Friday 9 March 2018

All at sea on fishing

Fishing was always going to be a big row in Brexit because its one of the most emotive issues - touching on matters of territory, identity, heritage and sovereignty - but especially because it was one of the most visible symbols of what was done to the UK without consent.

Effectively the EU in conjunction with the British government did to the fisherman what Mrs T is said to have done to the miners. Anyone alive at the time will have vivid memories of family boats at the wreckers. It left a deep economic and emotional scar on coastal towns.

Consequently it attracts a lot more political runtime than it should, and the fishing lobby are expert at playing the victim. Possibly they are the most politically overindulged constituency there is because they are totemic for eurosceptics.

But like Mr Corbyn and his silly notions about reopening mines, what has been built over the last 25 years is a single market in fish of amazing complexity, hooking in with a number of environmental objectives derived from EU and international law.

Moreover this hooks in with a major global industry where 38% of workers in the North Sea fleet are from outside the European Economic Area. It's a dangerous job that increasingly doesn't attract British youth. Fish processing for export is worth more to us than fishing itself.

So this idea that Brexit means that once again British harbours will be bristling with masts and alive with bearded Scotsman singing sea shanties is something of a romantic delusion. Nobody wins from the British fish for British fishermen mentality.

Then if we want a market for all that processed fish then naturally we would wish to avoid tariffs and non-tariff barriers so whatever regime that follows will have a great deal of legacy conformity. There will be no miraculous deregulation.

Where it gets intensely political is over quota allocations where the UK will nominally be back in control but for a number of years will have to respect that quotas are bought and sold under a particular framework and foreign boats will have legacy rights.

We should not, therefore get carried away with the idea that there will be a great renaissance for British fish. Even if we took a nationalistic protectionist path with a view to consuming more domestically, we'd likely be no better off for it.

Once again I remind you that fishing is worth less than a billion as an industry and is a fraction of our GDP and overemphasis on fishing is a huge distraction from the bigger issue of the single market which is worth £240bn per annum.

In this, EU member states have their own interests to protect. As much as our land trade has built up around free movement of goods, EU sea trade has built up inside the framework of the CFP. That is an ace in the hand but it doesn't buy much in the grand scheme of things.

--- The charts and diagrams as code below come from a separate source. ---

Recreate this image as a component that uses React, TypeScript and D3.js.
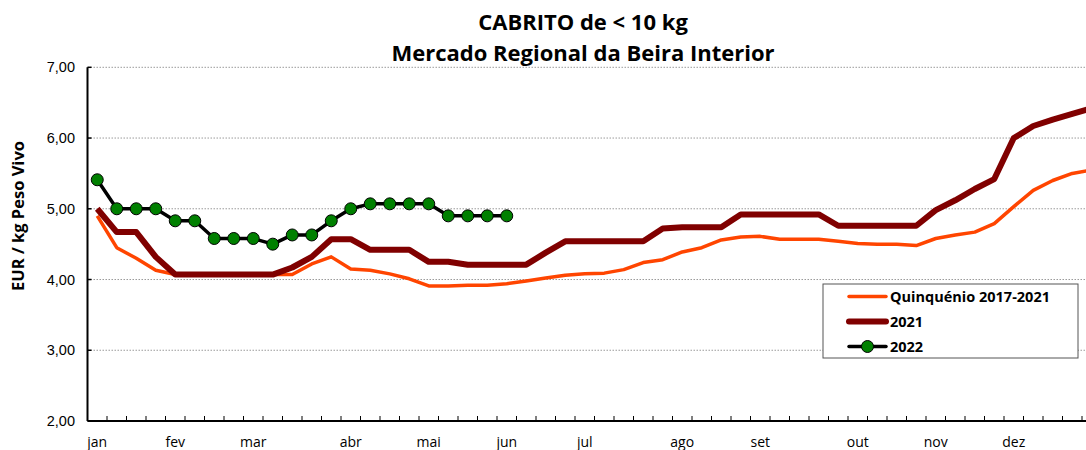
import { useEffect, useRef } from "react";
import * as d3 from "d3";

// Semanas (eixo de categorias)
const weeks = d3.range(1, 53);

// Rótulos de mês e a semana onde aparecem
const monthNames = ["jan", "fev", "mar", "abr", "mai", "jun", "jul", "ago", "set", "out", "nov", "dez"];
const monthWeeks = [1, 5, 9, 14, 18, 22, 26, 31, 35, 40, 44, 48];

const yTicks = [2, 3, 4, 5, 6, 7];

// Quinquénio 2017-2021
const quinquenio = [
    4.9, 4.45, 4.3, 4.13, 4.07, 4.07, 4.07, 4.07, 4.07, 4.07, 4.07, 4.22, 4.32,
    4.15, 4.13, 4.08, 4.01, 3.91, 3.91, 3.92, 3.92, 3.94, 3.98, 4.02, 4.06, 4.08,
    4.09, 4.14, 4.24, 4.28, 4.39, 4.45, 4.56, 4.6, 4.61, 4.57, 4.57, 4.57, 4.54,
    4.51, 4.5, 4.5, 4.48, 4.58, 4.63, 4.67, 4.79, 5.03, 5.26, 5.4, 5.5, 5.55,
];

// 2021
const ano2021 = [
    5.0, 4.67, 4.67, 4.32, 4.07, 4.07, 4.07, 4.07, 4.07, 4.07, 4.17, 4.32, 4.57,
    4.57, 4.42, 4.42, 4.42, 4.25, 4.25, 4.21, 4.21, 4.21, 4.21, 4.38, 4.54, 4.54,
    4.54, 4.54, 4.54, 4.72, 4.74, 4.74, 4.74, 4.92, 4.92, 4.92, 4.92, 4.92, 4.76,
    4.76, 4.76, 4.76, 4.76, 4.98, 5.12, 5.28, 5.42, 6.0, 6.17, 6.26, 6.34, 6.42,
];

// 2022 (até à semana 22)
const ano2022 = [
    5.41, 5.0, 5.0, 5.0, 4.83, 4.83, 4.58, 4.58, 4.58, 4.5, 4.63, 4.63, 4.83,
    5.0, 5.07, 5.07, 5.07, 5.07, 4.9, 4.9, 4.9, 4.9,
];

const bold = "'Open Sans', 'DejaVu Sans', sans-serif";

export default function App() {
    const svgRef = useRef<SVGSVGElement | null>(null);

    useEffect(() => {
        if (!svgRef.current) return;
        d3.select(svgRef.current).selectAll("*").remove();

        const width = 1086;
        const height = 450;
        const margin = { top: 67.3, left: 87.5 };
        const band = 19.5;
        const innerHeight = 421 - margin.top;

        const svg = d3.select(svgRef.current).attr("width", width).attr("height", height);

        const x = d3
            .scaleBand<number>()
            .domain(weeks)
            .range([margin.left, margin.left + band * weeks.length]);
        const cx = (w: number) => (x(w) || 0) + x.bandwidth() / 2;

        const y = d3.scaleLinear().domain([2, 7]).range([margin.top + innerHeight, margin.top]);

        // Grelha
        svg.append("g")
            .selectAll("line")
            .data(yTicks.filter((d) => d > 2))
            .enter()
            .append("line")
            .attr("x1", margin.left)
            .attr("x2", width)
            .attr("y1", (d) => y(d))
            .attr("y2", (d) => y(d))
            .attr("stroke", "#9a9a9a")
            .attr("stroke-width", 1)
            .attr("stroke-dasharray", "1.5,1.5");

        // Eixo Y
        svg.append("line")
            .attr("x1", margin.left)
            .attr("x2", margin.left)
            .attr("y1", y(7))
            .attr("y2", y(2))
            .attr("stroke", "#000")
            .attr("stroke-width", 2);
        svg.append("g")
            .selectAll("line")
            .data(yTicks)
            .enter()
            .append("line")
            .attr("x1", margin.left)
            .attr("x2", margin.left + 4)
            .attr("y1", (d) => y(d))
            .attr("y2", (d) => y(d))
            .attr("stroke", "#000")
            .attr("stroke-width", 1.5);
        svg.append("g")
            .selectAll("text")
            .data(yTicks)
            .enter()
            .append("text")
            .attr("x", 75)
            .attr("y", (d) => y(d) + 5)
            .attr("text-anchor", "end")
            .attr("font-family", "'Liberation Sans', Arial, sans-serif")
            .attr("font-size", "14.5px")
            .attr("fill", "#000")
            .text((d) => d3.format(".2f")(d).replace(".", ","));

        // Eixo X
        svg.append("line")
            .attr("x1", margin.left)
            .attr("x2", width)
            .attr("y1", y(2))
            .attr("y2", y(2))
            .attr("stroke", "#000")
            .attr("stroke-width", 2);
        svg.append("g")
            .selectAll("line")
            .data(weeks.slice(1))
            .enter()
            .append("line")
            .attr("x1", (d) => x(d) || 0)
            .attr("x2", (d) => x(d) || 0)
            .attr("y1", y(2))
            .attr("y2", y(2) - 5)
            .attr("stroke", "#000")
            .attr("stroke-width", 1);
        svg.append("g")
            .selectAll("text")
            .data(monthWeeks)
            .enter()
            .append("text")
            .attr("x", (d) => cx(d))
            .attr("y", 447)
            .attr("text-anchor", "middle")
            .attr("font-family", "'Open Sans', sans-serif")
            .attr("font-size", "14px")
            .attr("fill", "#000")
            .text((d, i) => monthNames[i]);

        // Séries
        const line = d3
            .line<number>()
            .x((d, i) => cx(weeks[i]))
            .y((d) => y(d));

        svg.append("path")
            .datum(quinquenio)
            .attr("d", line)
            .attr("fill", "none")
            .attr("stroke", "#ff4500")
            .attr("stroke-width", 3.5)
            .attr("stroke-linejoin", "round");

        svg.append("path")
            .datum(ano2021)
            .attr("d", line)
            .attr("fill", "none")
            .attr("stroke", "#800000")
            .attr("stroke-width", 6)
            .attr("stroke-linejoin", "round");

        svg.append("path")
            .datum(ano2022)
            .attr("d", line)
            .attr("fill", "none")
            .attr("stroke", "#000")
            .attr("stroke-width", 3.5)
            .attr("stroke-linejoin", "round");

        svg.append("g")
            .selectAll("circle")
            .data(ano2022)
            .enter()
            .append("circle")
            .attr("cx", (d, i) => cx(weeks[i]))
            .attr("cy", (d) => y(d))
            .attr("r", 6)
            .attr("fill", "#008000")
            .attr("stroke", "#000")
            .attr("stroke-width", 1);

        // Títulos
        svg.append("text")
            .attr("x", 583)
            .attr("y", 30)
            .attr("text-anchor", "middle")
            .attr("font-family", bold)
            .attr("font-weight", "bold")
            .attr("font-size", "22px")
            .text("CABRITO de < 10 kg");
        svg.append("text")
            .attr("x", 583)
            .attr("y", 61)
            .attr("text-anchor", "middle")
            .attr("font-family", bold)
            .attr("font-weight", "bold")
            .attr("font-size", "22px")
            .text("Mercado Regional da Beira Interior");

        svg.append("text")
            .attr("transform", "translate(24,216) rotate(-90)")
            .attr("text-anchor", "middle")
            .attr("font-family", bold)
            .attr("font-weight", "bold")
            .attr("font-size", "16.5px")
            .text("EUR / kg Peso Vivo");

        // Legenda
        const legend = svg.append("g");
        legend.append("rect")
            .attr("x", 823)
            .attr("y", 284)
            .attr("width", 255)
            .attr("height", 74)
            .attr("fill", "#fff")
            .attr("stroke", "#555")
            .attr("stroke-width", 1);

        const items = [
            { label: "Quinquénio 2017-2021", color: "#ff4500", w: 3.5, marker: false },
            { label: "2021", color: "#800000", w: 6, marker: false },
            { label: "2022", color: "#000", w: 3.5, marker: true },
        ];
        items.forEach((it, i) => {
            const ly = 296.5 + i * 25;
            legend.append("line")
                .attr("x1", 849)
                .attr("x2", 886)
                .attr("y1", ly)
                .attr("y2", ly)
                .attr("stroke", it.color)
                .attr("stroke-width", it.w)
                .attr("stroke-linecap", "round");
            if (it.marker) {
                legend.append("circle")
                    .attr("cx", 867.5)
                    .attr("cy", ly)
                    .attr("r", 6)
                    .attr("fill", "#008000")
                    .attr("stroke", "#000");
            }
            legend.append("text")
                .attr("x", 890)
                .attr("y", ly + 5)
                .attr("font-family", bold)
                .attr("font-weight", "bold")
                .attr("font-size", "14.5px")
                .text(it.label);
        });
    }, []);

    return (
        <svg
            ref={svgRef}
            style={{ position: "absolute", left: 0, top: 0, display: "block", background: "#fff" }}
        />
    );
}
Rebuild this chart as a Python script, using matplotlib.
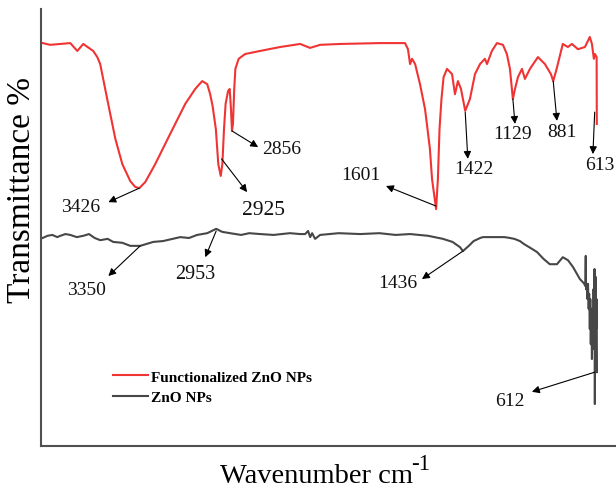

We should note, though, that fishing is just as political for EU member states an cutting off fishing access is PR the EU does not want. It is therefore some leverage. The thing to watch for eurosceptics is not UK gov bartering quotas away. That was always going to happen. Trade is trade-offs. What matters is repatriation of control of British waters and the sole right to legislate over it.

On this we may wish to enter a bilateral accord with an independent body but if it falls within the EU stack of governance under ECJ then that to me is a big no. We do not, however have a free hand because we are bound by a number of global accords, not least on conservation.

I have seen accusations that the EU is seeking to cherrypick, but the reality is that the EU is the larger, more powerful side of this negotiation and it is we who are petitioners. We do need to get real about this.

In my view it would be a mistake to treat fishing as a bartering chip in respect of unrelated concerns. The reason we have a CFP is deliberately to keep it siloed from other concerns. We are opening a can of worms if we break that convention.

This is really why I think we should stay in the EEA, so that current trade is protected and we are not held over a barrel and then we have an entirely different framework for negotiating a gradual dismantling of the CFP.

We should not in any way underestimate the complexity of fishing regulation and unpicking the CFP is a feat of legal engineering requiring a whole new set of domestic institutions for which we are not yet equipped. It will take some time and will have to consult the industry.

The fatal mistake would be to enter discussions about fishing with the notion that Brexit is in any way restorative. What was done is done. There is no going back. Nor especially do we want to be lumber with the costs of whole system administration. It pays to share.

If anything, Brexit is a chance to modernise, and to an extent remove the blocking commercial interests so that we can have real reform. That, though, is not guaranteed. That said, whatever we come up with will struggle to be worse than the CFP.